I had not understood the difference between the two services as a schoolboy in Samara. But a year at the academy had taught me that the PVO Air Defense Force provided much more comfortable duty than the VVS. Despite the dire warnings about the guardhouse, Armavir was a quiet sanctuary from overly strict military discipline. On the other hand, the VVS had a reputation for rigid adherence to regulations and snap inspections by incorruptible teams from the Ministry of Defense. In the PVO command, inspections were usually scheduled months in advance.

The PVO had evolved during the Great Patriotic War from antiaircraft artillery units and had less of the traditional elan than the VVS, which had descended from the colorful Hussar cavalry regiments. Senior PVO officers had a reputation of being stolid dolts, oxen not thoroughbred horses. One of the forbidden stories at Armavir concerned an account of several PVO generals being flown by helicopter on an inspection tour. When they kept the helicopter crew waiting at one base several hours while the generals enjoyed a long lunch, the pilot got revenge by claiming his engine wouldn’t start because the battery had run down.

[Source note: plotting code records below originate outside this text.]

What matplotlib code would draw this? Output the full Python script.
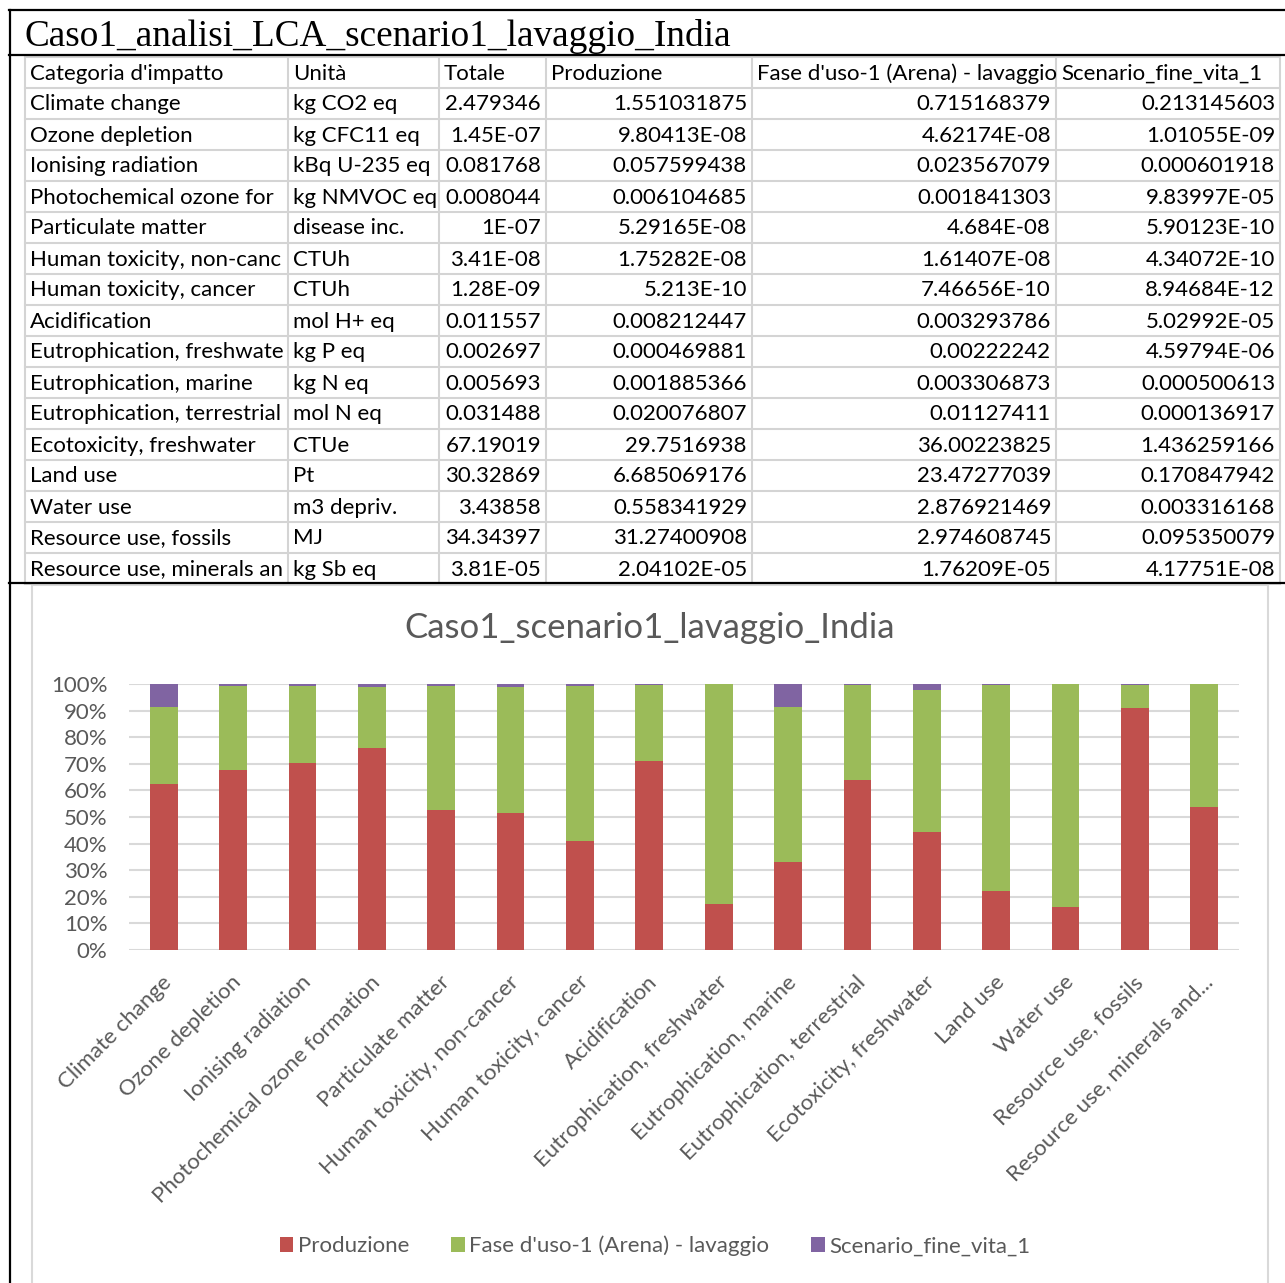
import matplotlib
matplotlib.use("Agg")
import matplotlib.pyplot as plt
from matplotlib.patches import Rectangle
from matplotlib.transforms import ScaledTranslation
import numpy as np

# table data, as shown in the sheet
header = ["Categoria d'impatto", "Unità", "Totale", "Produzione",
          "Fase d'uso-1 (Arena) - lavaggio", "Scenario_fine_vita_1"]

categories = ["Climate change", "Ozone depletion", "Ionising radiation",
              "Photochemical ozone formation", "Particulate matter",
              "Human toxicity, non-cancer", "Human toxicity, cancer",
              "Acidification", "Eutrophication, freshwater",
              "Eutrophication, marine", "Eutrophication, terrestrial",
              "Ecotoxicity, freshwater", "Land use", "Water use",
              "Resource use, fossils", "Resource use, minerals and metals"]

units = ["kg CO2 eq", "kg CFC11 eq", "kBq U-235 eq", "kg NMVOC eq",
         "disease inc.", "CTUh", "CTUh", "mol H+ eq", "kg P eq", "kg N eq",
         "mol N eq", "CTUe", "Pt", "m3 depriv.", "MJ", "kg Sb eq"]

totale = ["2.479346", "1.45E-07", "0.081768", "0.008044", "1E-07",
          "3.41E-08", "1.28E-09", "0.011557", "0.002697", "0.005693",
          "0.031488", "67.19019", "30.32869", "3.43858", "34.34397",
          "3.81E-05"]

produzione = ["1.551031875", "9.80413E-08", "0.057599438", "0.006104685",
              "5.29165E-08", "1.75282E-08", "5.213E-10", "0.008212447",
              "0.000469881", "0.001885366", "0.020076807", "29.7516938",
              "6.685069176", "0.558341929", "31.27400908", "2.04102E-05"]

fase_uso = ["0.715168379", "4.62174E-08", "0.023567079", "0.001841303",
            "4.684E-08", "1.61407E-08", "7.46656E-10", "0.003293786",
            "0.00222242", "0.003306873", "0.01127411", "36.00223825",
            "23.47277039", "2.876921469", "2.974608745", "1.76209E-05"]

fine_vita = ["0.213145603", "1.01055E-09", "0.000601918", "9.83997E-05",
             "5.90123E-10", "4.34072E-10", "8.94684E-12", "5.02992E-05",
             "4.59794E-06", "0.000500613", "0.000136917", "1.436259166",
             "0.170847942", "0.003316168", "0.095350079", "4.17751E-08"]

series_names = ["Produzione", "Fase d'uso-1 (Arena) - lavaggio", "Scenario_fine_vita_1"]
colors = ["#C0504D", "#9BBB59", "#8064A2"]

W, H = 1285, 1283
fig = plt.figure(figsize=(W / 100, H / 100), dpi=100)
renderer = fig.canvas.get_renderer()

# overlay in pixel coords for the sheet part
ov = fig.add_axes([0, 0, 1, 1])
ov.set_xlim(0, W)
ov.set_ylim(H, 0)
ov.axis("off")

cell_font = "Lato"
fs = 16
grid_c = "#d4d4d4"

col_x = [25, 288, 439, 546, 752, 1056, 1280]
row_top = 57
row_h = 31
n_rows = len(categories) + 1

# grid
for i in range(n_rows + 1):
    y = row_top + i * row_h
    ov.plot([col_x[0], col_x[-1]], [y, y], color=grid_c, lw=1.5, zorder=1)
for x in col_x:
    ov.plot([x, x], [row_top, row_top + n_rows * row_h], color=grid_c, lw=1.5, zorder=1)

# header
for j, txt in enumerate(header):
    ov.text(col_x[j] + 5, row_top + row_h / 2 + 1, txt, fontsize=fs,
            family=cell_font, va="center", ha="left")


def fit_cell(t, width):
    # cut text that runs into the next (filled) cell, like the sheet does
    s = t.get_text()
    while s and t.get_window_extent(renderer).width > width:
        s = s[:-1]
        t.set_text(s)


# body
for i in range(len(categories)):
    yc = row_top + (i + 1) * row_h + row_h / 2 + 1
    left_cells = [categories[i], units[i]]
    for j, txt in enumerate(left_cells):
        t = ov.text(col_x[j] + 5, yc, txt, fontsize=fs, family=cell_font,
                    va="center", ha="left")
        fit_cell(t, col_x[j + 1] - col_x[j] - 6)
    nums = [totale[i], produzione[i], fase_uso[i], fine_vita[i]]
    for j, txt in enumerate(nums):
        ov.text(col_x[j + 3] - 5, yc, txt, fontsize=fs, family=cell_font,
                va="center", ha="right")

# title row and black frame
ov.text(25, 46, "Caso1_analisi_LCA_scenario1_lavaggio_India", fontsize=26.8,
        family="Liberation Serif", va="baseline", ha="left")
for y in [10, 55, 583]:
    ov.plot([9, W], [y, y], color="black", lw=1.6, zorder=3)
ov.plot([10, 10], [10, H], color="black", lw=1.6, zorder=3)

# chart area border
ov.add_patch(Rectangle((32, 585), 1268 - 32, 720, fill=False,
                       edgecolor="#d9d9d9", lw=1.5, zorder=2))
ov.text(650, 628, "Caso1_scenario1_lavaggio_India", fontsize=25,
        family=cell_font, color="#595959", ha="center", va="center")

# bars: 100% stacked
prod = np.array([float(v) for v in produzione])
uso = np.array([float(v) for v in fase_uso])
eol = np.array([float(v) for v in fine_vita])
tot = prod + uso + eol
shares = [prod / tot, uso / tot, eol / tot]

ax_l, ax_r, ax_t, ax_b = 129, 1239, 684, 950
ax = fig.add_axes([ax_l / W, (H - ax_b) / H, (ax_r - ax_l) / W, (ax_b - ax_t) / H])
ax.set_facecolor("none")
x = np.arange(len(categories))
bottom = np.zeros(len(categories))
for s, name, c in zip(shares, series_names, colors):
    ax.bar(x, s, width=0.4, bottom=bottom, color=c, label=name, zorder=3, linewidth=0)
    bottom += s

ax.set_xlim(-0.5, len(categories) - 0.5)
ax.set_ylim(0, 1)
ax.set_yticks(np.linspace(0, 1, 11))
ax.set_yticklabels([f"{int(round(v * 100))}%" for v in np.linspace(0, 1, 11)],
                   fontsize=fs, family=cell_font, color="#595959")
ax.tick_params(axis="y", length=0, pad=15.5)
ax.yaxis.grid(True, color="#d9d9d9", lw=1.5, zorder=0)
ax.set_axisbelow(True)
for sp in ax.spines.values():
    sp.set_visible(False)
ax.set_xticks([])


def short(lbl):
    return lbl[:26] + "..." if len(lbl) > 30 else lbl


off = ScaledTranslation(5 / 100, -29 / 100, fig.dpi_scale_trans)
for i, lbl in enumerate(categories):
    ax.text(i, 0, short(lbl), transform=ax.get_xaxis_transform() + off,
            rotation=45, rotation_mode="anchor", ha="right", va="center",
            fontsize=fs, family=cell_font, color="#595959")

leg = ax.legend(loc="center", bbox_to_anchor=(655 / W, (H - 1246) / H),
                bbox_transform=fig.transFigure, ncol=3, frameon=False,
                handlelength=0.6, handleheight=0.6, handletextpad=0.2,
                columnspacing=1.9, prop={"family": cell_font, "size": fs})
for t in leg.get_texts():
    t.set_color("#595959")

fig.savefig("out.png", dpi=100)
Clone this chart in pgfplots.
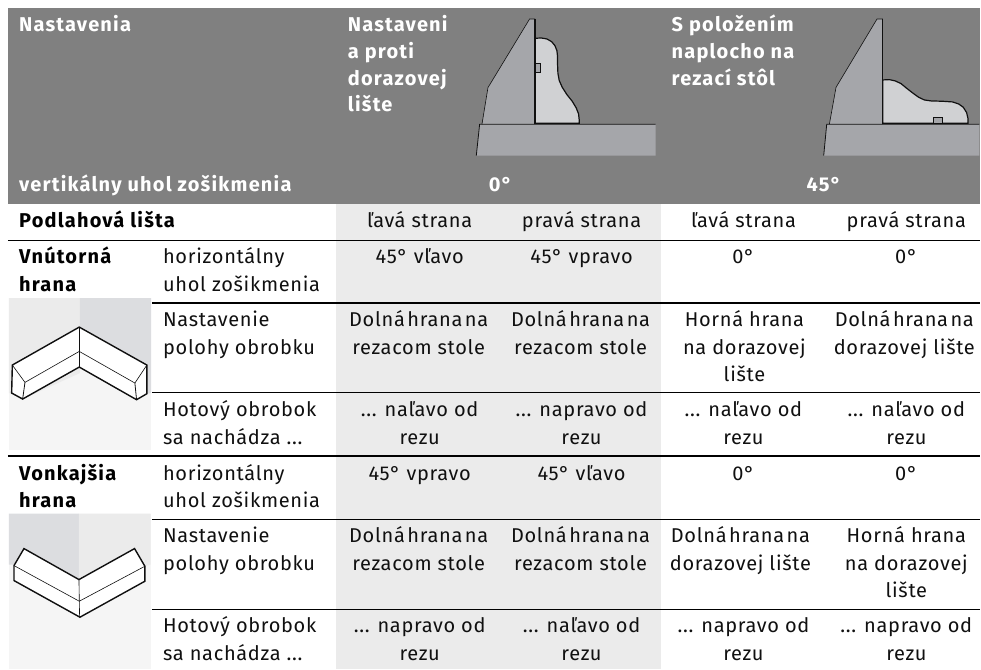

“Comrade Generals,” he said, “you’ll have to get out and push.”

The credulous generals climbed down, took off their bemedaled uniform blouses, and pushed the gawky Mi-8 along the runway until the pilot decided to hit his start button. Later, one general wrote a report condemning the poor design of the helicopter.

But we soon discovered that Air Force generals had both similarities and differences. A delegation of senior VVS officers descended on Pirsagat to look over their new charges. One tough, clearly arrogant colonel general named Gorelov, who wore the wings of a Sniper pilot, inspected our barracks. He seemed aghast that the floors and furniture were painted in pleasant shades of blue and green.

“In the Air Force,” General Gorelov bellowed, hardly controlling his outrage, “we do not have painted furniture. Scrape it all to bare wood.”